- _WHAT IS ASKED_
Write the entries below out again exactly; any picture in them stays out.

**********

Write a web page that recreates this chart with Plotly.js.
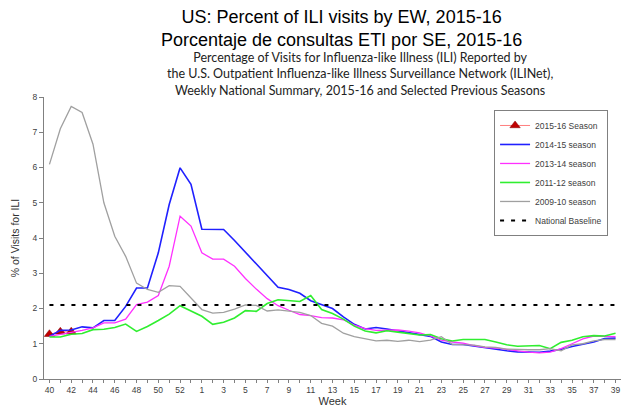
<!DOCTYPE html>
<html>
<head>
<meta charset="utf-8">
<script src="https://cdn.plot.ly/plotly-3.0.1.min.js"></script>
<style>
  html, body { margin: 0; padding: 0; background: #fff; }
  #chart { width: 621px; height: 410px; }
</style>
</head>
<body>
<div id="chart"></div>
<script>
// surveillance weeks 40..53, then 1..39
const weeks = ['40','41','42','43','44','45','46','47','48','49','50','51','52','53',
  '1','2','3','4','5','6','7','8','9','10','11','12','13','14','15','16','17','18','19',
  '20','21','22','23','24','25','26','27','28','29','30','31','32','33','34','35','36',
  '37','38','39']
const labeledWeeks = ['40','42','44','46','48','50','52','1','3','5','7','9','11','13','15',
  '17','19','21','23','25','27','29','31','33','35','37','39']

const season1516 = [1.27, 1.34, 1.34]

const season1415 = [1.21, 1.38, 1.39, 1.48, 1.45, 1.66, 1.66, 2.06, 2.58, 2.58, 3.58, 4.95, 5.99, 5.52,
  4.25, 4.25, 4.24, 3.93, 3.6, 3.27, 2.95, 2.6, 2.54, 2.43, 2.22, 2.1, 2.0, 1.76, 1.55, 1.42,
  1.46, 1.42, 1.37, 1.33, 1.26, 1.21, 1.05, 0.98, 0.98, 0.93, 0.88, 0.84, 0.8, 0.77, 0.76,
  0.76, 0.79, 0.84, 0.92, 0.98, 1.05, 1.15, 1.16]

const season1314 = [1.21, 1.26, 1.31, 1.38, 1.45, 1.59, 1.59, 1.7, 2.11, 2.18, 2.37, 3.2, 4.62, 4.34,
  3.58, 3.4, 3.4, 3.2, 2.85, 2.55, 2.28, 2.08, 1.95, 1.83, 1.8, 1.74, 1.73, 1.68, 1.53, 1.43,
  1.38, 1.38, 1.39, 1.36, 1.31, 1.22, 1.1, 1.05, 1.02, 0.95, 0.9, 0.88, 0.85, 0.8, 0.76,
  0.74, 0.76, 0.86, 1.0, 1.14, 1.22, 1.22, 1.2]

const season1112 = [1.19, 1.19, 1.27, 1.29, 1.4, 1.41, 1.46, 1.56, 1.35, 1.49, 1.66, 1.84, 2.08, 1.93,
  1.78, 1.55, 1.61, 1.73, 1.94, 1.92, 2.14, 2.25, 2.23, 2.2, 2.37, 1.97, 1.86, 1.7, 1.5, 1.36,
  1.31, 1.37, 1.33, 1.3, 1.25, 1.26, 1.14, 1.08, 1.12, 1.12, 1.12, 1.05, 0.97, 0.93, 0.95,
  0.95, 0.86, 1.04, 1.1, 1.2, 1.23, 1.22, 1.3]

const season0910 = [6.09, 7.1, 7.73, 7.56, 6.66, 5.0, 4.05, 3.48, 2.72, 2.54, 2.46, 2.65, 2.63, 2.3,
  1.97, 1.87, 1.89, 1.98, 2.1, 2.09, 1.93, 1.96, 1.93, 1.89, 1.8, 1.58, 1.5, 1.3, 1.2, 1.15,
  1.08, 1.1, 1.07, 1.1, 1.06, 1.1, 1.2, 0.98, 0.97, 0.96, 0.91, 0.9, 0.85, 0.83, 0.83,
  0.83, 0.86, 0.8, 0.97, 1.0, 1.08, 1.12, 1.12]

const nationalBaseline = 2.1

const tickText = weeks.map(w => labeledWeeks.includes(w) ? w : '')

const traces = [
  {
    x: weeks.slice(0, season1516.length), y: season1516,
    name: '2015-16 Season', type: 'scatter', mode: 'lines+markers',
    line: { color: '#ff7f7f', width: 1 },
    marker: { symbol: 'triangle-up', size: 9, color: '#c00000', line: { color: '#800000', width: 0.5 } }
  },
  { x: weeks, y: season1415, name: '2014-15 season', type: 'scatter', mode: 'lines',
    line: { color: '#2020ff', width: 1.6 } },
  { x: weeks, y: season1314, name: '2013-14 season', type: 'scatter', mode: 'lines',
    line: { color: '#ff30ff', width: 1.3 } },
  { x: weeks, y: season1112, name: '2011-12 season', type: 'scatter', mode: 'lines',
    line: { color: '#30ee30', width: 1.6 } },
  { x: weeks, y: season0910, name: '2009-10 season', type: 'scatter', mode: 'lines',
    line: { color: '#a0a0a0', width: 1.3 } },
  { x: weeks, y: weeks.map(() => nationalBaseline), name: 'National Baseline', type: 'scatter', mode: 'lines',
    line: { color: '#000000', width: 2, dash: '4px,7px' } }
]

const layout = {
  width: 621,
  height: 410,
  margin: { l: 44, r: 0, t: 97, b: 31 },
  paper_bgcolor: '#ffffff',
  plot_bgcolor: '#ffffff',
  font: { family: 'Arial, Liberation Sans, sans-serif', color: '#404040', size: 8 },
  annotations: [
    {
      text: 'US: Percent of ILI visits by EW, 2015-16<br>Porcentaje de consultas ETI por SE, 2015-16',
      xref: 'paper', yref: 'paper', x: 0.515, y: 1.243, xanchor: 'center', yanchor: 'middle',
      showarrow: false, font: { family: 'Arial, Liberation Sans, sans-serif', size: 18, color: '#000000' }
    },
    {
      text: 'Percentage of Visits for Influenza-like Illness (ILI) Reported by<br>' +
        'the U.S. Outpatient Influenza-like Illness Surveillance Network (ILINet),<br>' +
        'Weekly National Summary, 2015-16 and Selected Previous Seasons',
      xref: 'paper', yref: 'paper', x: 0.548, y: 1.172, xanchor: 'center', yanchor: 'top',
      showarrow: false, font: { family: 'Lato, Open Sans, sans-serif', size: 12.5, color: '#222222' }
    }
  ],
  xaxis: {
    type: 'category',
    range: [-0.5, 52.5],
    tickmode: 'array', tickvals: weeks, ticktext: tickText,
    ticks: 'outside', ticklen: 3, tickcolor: '#808080',
    showline: true, linecolor: '#808080', linewidth: 1,
    showgrid: false, zeroline: false,
    tickfont: { size: 8.5, color: '#404040' },
    title: { text: 'Week', font: { size: 11, color: '#303030' }, standoff: 2 }
  },
  yaxis: {
    range: [0, 8], dtick: 1,
    ticks: 'outside', ticklen: 4, tickcolor: '#808080',
    showline: true, linecolor: '#808080', linewidth: 1,
    showgrid: false, zeroline: false,
    tickfont: { size: 8.5, color: '#404040' },
    title: { text: '% of Visits for ILI', font: { size: 10.5, color: '#303030' }, standoff: 10 }
  },
  legend: {
    x: 0.78, y: 0.954, xanchor: 'left', yanchor: 'top',
    bgcolor: '#ffffff', bordercolor: '#808080', borderwidth: 1,
    font: { size: 8.5, color: '#404040' },
    itemwidth: 30, tracegroupgap: 0
  },
  showlegend: true
}

Plotly.newPlot('chart', traces, layout, { staticPlot: true, displayModeBar: false })
</script>
</body>
</html>
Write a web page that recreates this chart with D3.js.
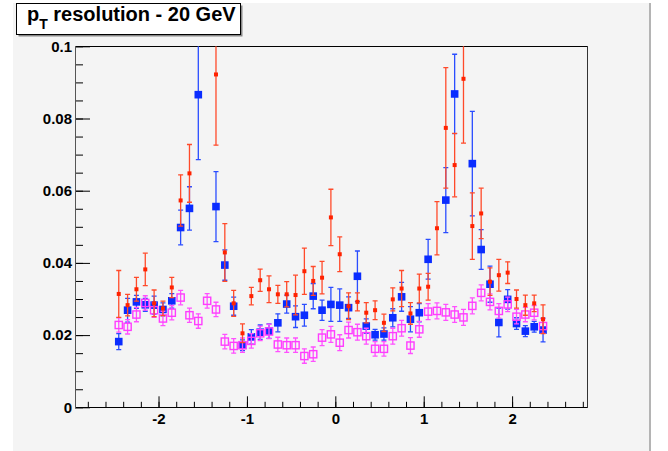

**********

- _ANSWER BELOW_
Write a web page that recreates this chart with Plotly.js.
<!DOCTYPE html>
<html>
<head>
<meta charset="utf-8">
<script src="https://cdn.plot.ly/plotly-3.0.1.min.js"></script>
<style>
  html, body { margin: 0; padding: 0; background: #fff; }
  #chart { width: 621px; height: 410px; }
</style>
</head>
<body>
<div id="chart"></div>
<script>
// surveillance weeks 40..53, then 1..39
const weeks = ['40','41','42','43','44','45','46','47','48','49','50','51','52','53',
  '1','2','3','4','5','6','7','8','9','10','11','12','13','14','15','16','17','18','19',
  '20','21','22','23','24','25','26','27','28','29','30','31','32','33','34','35','36',
  '37','38','39']
const labeledWeeks = ['40','42','44','46','48','50','52','1','3','5','7','9','11','13','15',
  '17','19','21','23','25','27','29','31','33','35','37','39']

const season1516 = [1.27, 1.34, 1.34]

const season1415 = [1.21, 1.38, 1.39, 1.48, 1.45, 1.66, 1.66, 2.06, 2.58, 2.58, 3.58, 4.95, 5.99, 5.52,
  4.25, 4.25, 4.24, 3.93, 3.6, 3.27, 2.95, 2.6, 2.54, 2.43, 2.22, 2.1, 2.0, 1.76, 1.55, 1.42,
  1.46, 1.42, 1.37, 1.33, 1.26, 1.21, 1.05, 0.98, 0.98, 0.93, 0.88, 0.84, 0.8, 0.77, 0.76,
  0.76, 0.79, 0.84, 0.92, 0.98, 1.05, 1.15, 1.16]

const season1314 = [1.21, 1.26, 1.31, 1.38, 1.45, 1.59, 1.59, 1.7, 2.11, 2.18, 2.37, 3.2, 4.62, 4.34,
  3.58, 3.4, 3.4, 3.2, 2.85, 2.55, 2.28, 2.08, 1.95, 1.83, 1.8, 1.74, 1.73, 1.68, 1.53, 1.43,
  1.38, 1.38, 1.39, 1.36, 1.31, 1.22, 1.1, 1.05, 1.02, 0.95, 0.9, 0.88, 0.85, 0.8, 0.76,
  0.74, 0.76, 0.86, 1.0, 1.14, 1.22, 1.22, 1.2]

const season1112 = [1.19, 1.19, 1.27, 1.29, 1.4, 1.41, 1.46, 1.56, 1.35, 1.49, 1.66, 1.84, 2.08, 1.93,
  1.78, 1.55, 1.61, 1.73, 1.94, 1.92, 2.14, 2.25, 2.23, 2.2, 2.37, 1.97, 1.86, 1.7, 1.5, 1.36,
  1.31, 1.37, 1.33, 1.3, 1.25, 1.26, 1.14, 1.08, 1.12, 1.12, 1.12, 1.05, 0.97, 0.93, 0.95,
  0.95, 0.86, 1.04, 1.1, 1.2, 1.23, 1.22, 1.3]

const season0910 = [6.09, 7.1, 7.73, 7.56, 6.66, 5.0, 4.05, 3.48, 2.72, 2.54, 2.46, 2.65, 2.63, 2.3,
  1.97, 1.87, 1.89, 1.98, 2.1, 2.09, 1.93, 1.96, 1.93, 1.89, 1.8, 1.58, 1.5, 1.3, 1.2, 1.15,
  1.08, 1.1, 1.07, 1.1, 1.06, 1.1, 1.2, 0.98, 0.97, 0.96, 0.91, 0.9, 0.85, 0.83, 0.83,
  0.83, 0.86, 0.8, 0.97, 1.0, 1.08, 1.12, 1.12]

const nationalBaseline = 2.1

const tickText = weeks.map(w => labeledWeeks.includes(w) ? w : '')

const traces = [
  {
    x: weeks.slice(0, season1516.length), y: season1516,
    name: '2015-16 Season', type: 'scatter', mode: 'lines+markers',
    line: { color: '#ff7f7f', width: 1 },
    marker: { symbol: 'triangle-up', size: 9, color: '#c00000', line: { color: '#800000', width: 0.5 } }
  },
  { x: weeks, y: season1415, name: '2014-15 season', type: 'scatter', mode: 'lines',
    line: { color: '#2020ff', width: 1.6 } },
  { x: weeks, y: season1314, name: '2013-14 season', type: 'scatter', mode: 'lines',
    line: { color: '#ff30ff', width: 1.3 } },
  { x: weeks, y: season1112, name: '2011-12 season', type: 'scatter', mode: 'lines',
    line: { color: '#30ee30', width: 1.6 } },
  { x: weeks, y: season0910, name: '2009-10 season', type: 'scatter', mode: 'lines',
    line: { color: '#a0a0a0', width: 1.3 } },
  { x: weeks, y: weeks.map(() => nationalBaseline), name: 'National Baseline', type: 'scatter', mode: 'lines',
    line: { color: '#000000', width: 2, dash: '4px,7px' } }
]

const layout = {
  width: 621,
  height: 410,
  margin: { l: 44, r: 0, t: 97, b: 31 },
  paper_bgcolor: '#ffffff',
  plot_bgcolor: '#ffffff',
  font: { family: 'Arial, Liberation Sans, sans-serif', color: '#404040', size: 8 },
  annotations: [
    {
      text: 'US: Percent of ILI visits by EW, 2015-16<br>Porcentaje de consultas ETI por SE, 2015-16',
      xref: 'paper', yref: 'paper', x: 0.515, y: 1.243, xanchor: 'center', yanchor: 'middle',
      showarrow: false, font: { family: 'Arial, Liberation Sans, sans-serif', size: 18, color: '#000000' }
    },
    {
      text: 'Percentage of Visits for Influenza-like Illness (ILI) Reported by<br>' +
        'the U.S. Outpatient Influenza-like Illness Surveillance Network (ILINet),<br>' +
        'Weekly National Summary, 2015-16 and Selected Previous Seasons',
      xref: 'paper', yref: 'paper', x: 0.548, y: 1.172, xanchor: 'center', yanchor: 'top',
      showarrow: false, font: { family: 'Lato, Open Sans, sans-serif', size: 12.5, color: '#222222' }
    }
  ],
  xaxis: {
    type: 'category',
    range: [-0.5, 52.5],
    tickmode: 'array', tickvals: weeks, ticktext: tickText,
    ticks: 'outside', ticklen: 3, tickcolor: '#808080',
    showline: true, linecolor: '#808080', linewidth: 1,
    showgrid: false, zeroline: false,
    tickfont: { size: 8.5, color: '#404040' },
    title: { text: 'Week', font: { size: 11, color: '#303030' }, standoff: 2 }
  },
  yaxis: {
    range: [0, 8], dtick: 1,
    ticks: 'outside', ticklen: 4, tickcolor: '#808080',
    showline: true, linecolor: '#808080', linewidth: 1,
    showgrid: false, zeroline: false,
    tickfont: { size: 8.5, color: '#404040' },
    title: { text: '% of Visits for ILI', font: { size: 10.5, color: '#303030' }, standoff: 10 }
  },
  legend: {
    x: 0.78, y: 0.954, xanchor: 'left', yanchor: 'top',
    bgcolor: '#ffffff', bordercolor: '#808080', borderwidth: 1,
    font: { size: 8.5, color: '#404040' },
    itemwidth: 30, tracegroupgap: 0
  },
  showlegend: true
}

Plotly.newPlot('chart', traces, layout, { staticPlot: true, displayModeBar: false })
</script>
</body>
</html>
Write a web page that recreates this chart with D3.js.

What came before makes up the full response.